## begin Data segment

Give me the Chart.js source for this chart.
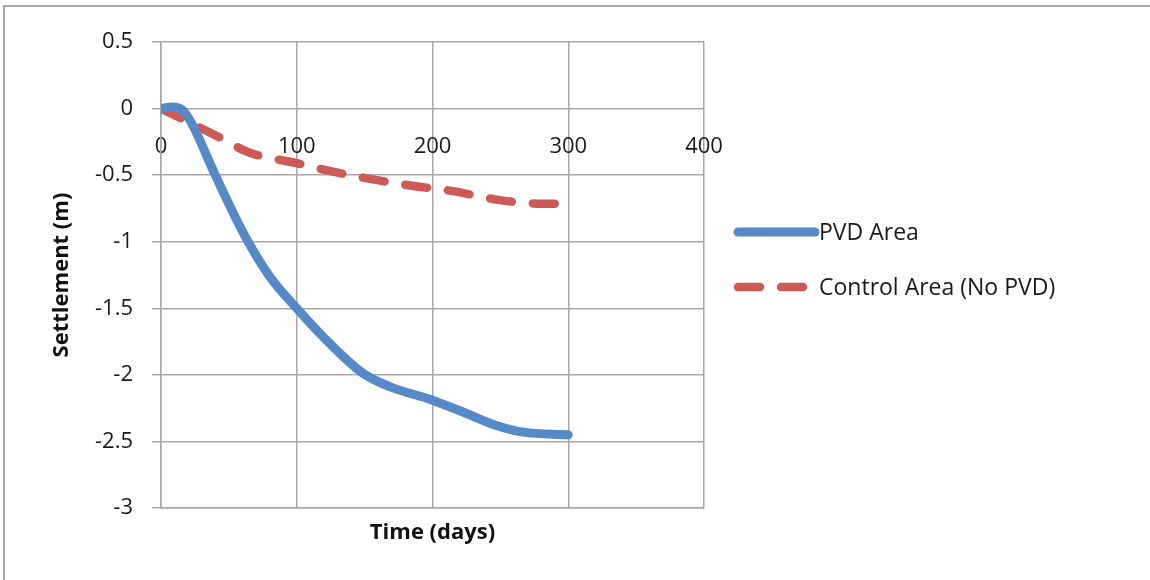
<!doctype html>
<html><head><meta charset="utf-8">
<script src="https://cdn.jsdelivr.net/npm/chart.js@4.4.0/dist/chart.umd.min.js"></script>
<style>
* { margin:0; padding:0; box-sizing:border-box; }
html,body { width:1150px; height:580px; overflow:hidden; background:#fff; }
.frame { position:absolute; left:3px; top:5px; width:1160px; height:600px;
  border-top:2px solid #a8a8a8; border-left:2px solid #a8a8a8; }
canvas { position:absolute; left:0; top:0; }
</style></head>
<body>
<div class="frame"></div>
<canvas id="chart" width="1150" height="580"></canvas>
<script>
// values
const pvdDays = [0, 8, 15, 22, 40, 62, 80, 100, 120, 149, 169, 200, 225, 247, 267, 300];
const pvdSettlement = [0, 0.012, -0.005, -0.1, -0.5, -0.96, -1.26, -1.5, -1.72, -1.99, -2.09, -2.19, -2.29, -2.38, -2.43, -2.45];
const controlDays = [0, 10, 40, 65, 100, 125, 155, 185, 215, 245, 270, 290];
const controlSettlement = [0, -0.05, -0.2, -0.33, -0.41, -0.47, -0.53, -0.58, -0.62, -0.68, -0.71, -0.715];
const xTicks = [0, 100, 200, 300, 400];
const yTicks = [0.5, 0, -0.5, -1, -1.5, -2, -2.5, -3];
const seriesNames = ['PVD Area', 'Control Area (No PVD)'];

const FONT = "'Open Sans', sans-serif";
const GRID = '#a8a8a8';
const BLUE = '#5589c8';
const RED = '#cd5a55';

const pts = (xs, ys) => xs.map((x, i) => ({ x, y: ys[i] }));

// legend drawn on canvas from the datasets, right of the plot
const sideLegend = {
  id: 'sideLegend',
  afterDraw(chart) {
    const ctx = chart.ctx;
    const x0 = chart.chartArea.right + 31;
    const rows = [232, 287];
    chart.data.datasets.forEach((ds, i) => {
      const y = rows[i];
      ctx.save();
      ctx.strokeStyle = ds.borderColor;
      ctx.lineWidth = ds.borderWidth;
      ctx.lineCap = 'round';
      ctx.setLineDash(ds.borderDash || []);
      ctx.beginPath();
      ctx.moveTo(x0 + 3, y);
      ctx.lineTo(x0 + (ds.borderDash ? 76 : 80), y);
      ctx.stroke();
      ctx.setLineDash([]);
      ctx.fillStyle = '#1a1a1a';
      ctx.font = `23px ${FONT}`;
      ctx.textBaseline = 'middle';
      ctx.fillText(ds.label, x0 + 84, y + 1);
      ctx.restore();
    });
  }
};

new Chart(document.getElementById('chart'), {
  type: 'line',
  data: {
    datasets: [
      {
        label: seriesNames[0], data: pts(pvdDays, pvdSettlement),
        borderColor: BLUE, borderWidth: 9, borderCapStyle: 'round', borderJoinStyle: 'round',
        cubicInterpolationMode: 'monotone', pointRadius: 0, fill: false
      },
      {
        label: seriesNames[1], data: pts(controlDays, controlSettlement),
        borderColor: RED, borderWidth: 8.5, borderDash: [22, 21], borderCapStyle: 'round',
        cubicInterpolationMode: 'monotone', pointRadius: 0, fill: false
      }
    ]
  },
  options: {
    responsive: false, animation: false, devicePixelRatio: 1,
    layout: { padding: { top: 42, right: 446, bottom: 0, left: 0 } },
    plugins: { legend: { display: false }, tooltip: { enabled: false } },
    scales: {
      x: {
        type: 'linear', min: 0, max: 400, position: 'bottom',
        afterBuildTicks: s => { s.ticks = xTicks.map(v => ({ value: v })); },
        afterFit: s => { s.height = 72; },
        ticks: { display: false },
        grid: { color: GRID, lineWidth: 1.5, drawTicks: false },
        border: { color: GRID, width: 1.5 },
        title: { display: true, text: 'Time (days)', color: '#111',
          font: { family: FONT, size: 22, weight: 'bold' }, padding: { top: 0, bottom: 34 } }
      },
      x2: {
        type: 'linear', min: 0, max: 400, position: { y: 0 },
        afterBuildTicks: s => { s.ticks = xTicks.map(v => ({ value: v })); },
        ticks: { color: '#1a1a1a', font: { family: FONT, size: 22 }, padding: 25 },
        grid: { display: false, drawOnChartArea: false, drawTicks: false },
        border: { display: false }
      },
      y: {
        type: 'linear', min: -3, max: 0.5, position: 'left',
        afterBuildTicks: s => { s.ticks = yTicks.map(v => ({ value: v })); },
        afterFit: s => { s.width = 161; },
        ticks: { color: '#1a1a1a', font: { family: FONT, size: 22 }, padding: 19,
          callback: v => String(v) },
        grid: { color: GRID, lineWidth: 1.5, tickLength: 9 },
        border: { color: GRID, width: 1.5 },
        title: { display: true, text: 'Settlement (m)', color: '#111',
          font: { family: FONT, size: 22, weight: 'bold' }, padding: { top: 49, bottom: 0 } }
      }
    }
  },
  plugins: [sideLegend]
});
</script>
</body></html>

## end Data segment

**What you will do:** Return each line of the data, keeping its wording exact and omitting pictures.

**Task answer:**
Give me the Chart.js source for this chart.
<!doctype html>
<html><head><meta charset="utf-8">
<script src="https://cdn.jsdelivr.net/npm/chart.js@4.4.0/dist/chart.umd.min.js"></script>
<style>
* { margin:0; padding:0; box-sizing:border-box; }
html,body { width:1150px; height:580px; overflow:hidden; background:#fff; }
.frame { position:absolute; left:3px; top:5px; width:1160px; height:600px;
  border-top:2px solid #a8a8a8; border-left:2px solid #a8a8a8; }
canvas { position:absolute; left:0; top:0; }
</style></head>
<body>
<div class="frame"></div>
<canvas id="chart" width="1150" height="580"></canvas>
<script>
// values
const pvdDays = [0, 8, 15, 22, 40, 62, 80, 100, 120, 149, 169, 200, 225, 247, 267, 300];
const pvdSettlement = [0, 0.012, -0.005, -0.1, -0.5, -0.96, -1.26, -1.5, -1.72, -1.99, -2.09, -2.19, -2.29, -2.38, -2.43, -2.45];
const controlDays = [0, 10, 40, 65, 100, 125, 155, 185, 215, 245, 270, 290];
const controlSettlement = [0, -0.05, -0.2, -0.33, -0.41, -0.47, -0.53, -0.58, -0.62, -0.68, -0.71, -0.715];
const xTicks = [0, 100, 200, 300, 400];
const yTicks = [0.5, 0, -0.5, -1, -1.5, -2, -2.5, -3];
const seriesNames = ['PVD Area', 'Control Area (No PVD)'];

const FONT = "'Open Sans', sans-serif";
const GRID = '#a8a8a8';
const BLUE = '#5589c8';
const RED = '#cd5a55';

const pts = (xs, ys) => xs.map((x, i) => ({ x, y: ys[i] }));

// legend drawn on canvas from the datasets, right of the plot
const sideLegend = {
  id: 'sideLegend',
  afterDraw(chart) {
    const ctx = chart.ctx;
    const x0 = chart.chartArea.right + 31;
    const rows = [232, 287];
    chart.data.datasets.forEach((ds, i) => {
      const y = rows[i];
      ctx.save();
      ctx.strokeStyle = ds.borderColor;
      ctx.lineWidth = ds.borderWidth;
      ctx.lineCap = 'round';
      ctx.setLineDash(ds.borderDash || []);
      ctx.beginPath();
      ctx.moveTo(x0 + 3, y);
      ctx.lineTo(x0 + (ds.borderDash ? 76 : 80), y);
      ctx.stroke();
      ctx.setLineDash([]);
      ctx.fillStyle = '#1a1a1a';
      ctx.font = `23px ${FONT}`;
      ctx.textBaseline = 'middle';
      ctx.fillText(ds.label, x0 + 84, y + 1);
      ctx.restore();
    });
  }
};

new Chart(document.getElementById('chart'), {
  type: 'line',
  data: {
    datasets: [
      {
        label: seriesNames[0], data: pts(pvdDays, pvdSettlement),
        borderColor: BLUE, borderWidth: 9, borderCapStyle: 'round', borderJoinStyle: 'round',
        cubicInterpolationMode: 'monotone', pointRadius: 0, fill: false
      },
      {
        label: seriesNames[1], data: pts(controlDays, controlSettlement),
        borderColor: RED, borderWidth: 8.5, borderDash: [22, 21], borderCapStyle: 'round',
        cubicInterpolationMode: 'monotone', pointRadius: 0, fill: false
      }
    ]
  },
  options: {
    responsive: false, animation: false, devicePixelRatio: 1,
    layout: { padding: { top: 42, right: 446, bottom: 0, left: 0 } },
    plugins: { legend: { display: false }, tooltip: { enabled: false } },
    scales: {
      x: {
        type: 'linear', min: 0, max: 400, position: 'bottom',
        afterBuildTicks: s => { s.ticks = xTicks.map(v => ({ value: v })); },
        afterFit: s => { s.height = 72; },
        ticks: { display: false },
        grid: { color: GRID, lineWidth: 1.5, drawTicks: false },
        border: { color: GRID, width: 1.5 },
        title: { display: true, text: 'Time (days)', color: '#111',
          font: { family: FONT, size: 22, weight: 'bold' }, padding: { top: 0, bottom: 34 } }
      },
      x2: {
        type: 'linear', min: 0, max: 400, position: { y: 0 },
        afterBuildTicks: s => { s.ticks = xTicks.map(v => ({ value: v })); },
        ticks: { color: '#1a1a1a', font: { family: FONT, size: 22 }, padding: 25 },
        grid: { display: false, drawOnChartArea: false, drawTicks: false },
        border: { display: false }
      },
      y: {
        type: 'linear', min: -3, max: 0.5, position: 'left',
        afterBuildTicks: s => { s.ticks = yTicks.map(v => ({ value: v })); },
        afterFit: s => { s.width = 161; },
        ticks: { color: '#1a1a1a', font: { family: FONT, size: 22 }, padding: 19,
          callback: v => String(v) },
        grid: { color: GRID, lineWidth: 1.5, tickLength: 9 },
        border: { color: GRID, width: 1.5 },
        title: { display: true, text: 'Settlement (m)', color: '#111',
          font: { family: FONT, size: 22, weight: 'bold' }, padding: { top: 49, bottom: 0 } }
      }
    }
  },
  plugins: [sideLegend]
});
</script>
</body></html>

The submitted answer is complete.